Supreme Court judge recuses himself in Bofors case

New Delhi: A new Bench of Supreme Court will hear the plea for revival of the Rs 64 cr Bofors case after Justice A.M. Khanwilkar announced on Tuesday that he was recusing himself from the case. One of the three judges who was hearing the case, Justice Khanwilkar did not give any reason for his decision.

During the resumed hearing of the petition filed by advocate Ajay Agarwal challenging the Delhi high court’s discharge of UK-based industrialists Hind-ujas in the Bofors guns pay-off case, Justice Khanwilkar, without giving any reason told the counsel that he was recusing himself. The CJI then said that the matter would be posted before another bench for hearing on March 28.

Mr Agarwal had sought the recusal of Chief Justice of India Dipak Misra alleging that he was “prejudiced” and “bent upon” dismissing the politically-sensitive case without going into its merits.

The Bench hearing the PIL was led by CJI Misra, Justices Khanwilkar and D.Y. Chandrachud.

Mr Agarwal said he was compelled to file the petition against the high court judgment as the Central Bureau of Investigation (CBI) had failed to approach the apex court with a Special Leave Petition (SLP) against the verdict.
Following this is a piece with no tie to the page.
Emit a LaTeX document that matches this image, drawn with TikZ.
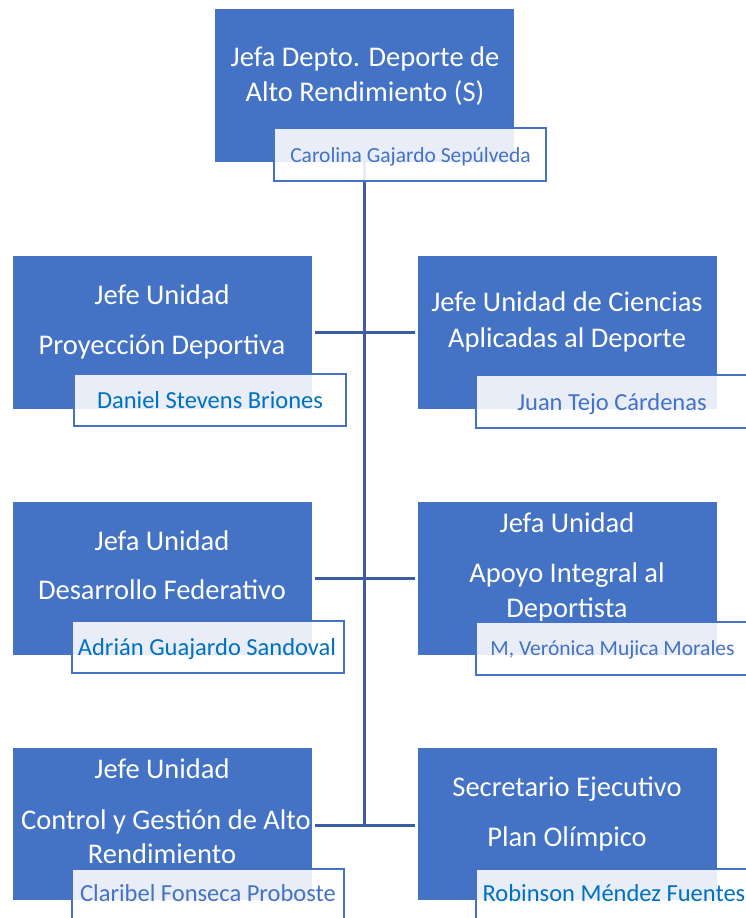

On behalf of the CBI, it was brought to the court’s notice that an appeal was filed earlier this month. Appearing for the CBI, additional solicitor general Tushar Mehta submitted that the agency has appealed the high court decision to discharge the Hindujas in 2005, and that the appeals are being cured of defects in the SC registry.

The CBI had moved the Supreme Court despite a negative opinion from attorney-general K.K. Venugopal that such an appeal, delayed by over a dozen years, would be rejected by the apex court.

The 69-page appeal defended the delay by saying that “crime never dies and lapse of time is no bar to proceed against offenders however powerful they may be”.

The Delhi high court had in May 2005 quashed all charges against the Hinduja brothers — Srichand, Hinduja, Gopichand and Prakashchand — and the Bofors company and criticised the CBI for its handling of the case saying it had cost the exchequer Rs 250 crore.

The petition by CBI relies on a media interview given by investigator Michael Hershman, who has given new information which, the CBI says, must be probed and the case re-opened. Further, CBI said the Delhi high court had rejected the agency’s evidence relying on some Swedish documents. The high court, the CBI submitted, was wrong in rejecting these documents which are in public domain and must be accepted.

According to the CBI, Mr Hershman, the first secret investigator into Bofors papers, had revealed the truth for the first time in a TV interview and exposed former Prime Minister late Rajiv Gandhi and the then Congress-led government.

Mr Hershman hinted that powerful politicians exist in India who fear being identified in Bofors. He further alleged that the Congress government had sabotaged his investigation.

Mr Hershman, who is the president of US-based private detective firm Fairfax, said that Rajiv Gandhi was “furious” when he found a Swiss bank account uncovered”. He has expressed willingness to testify and help Indian agencies in the Bofors gun pay-off scandal, the CBI said in its appeal.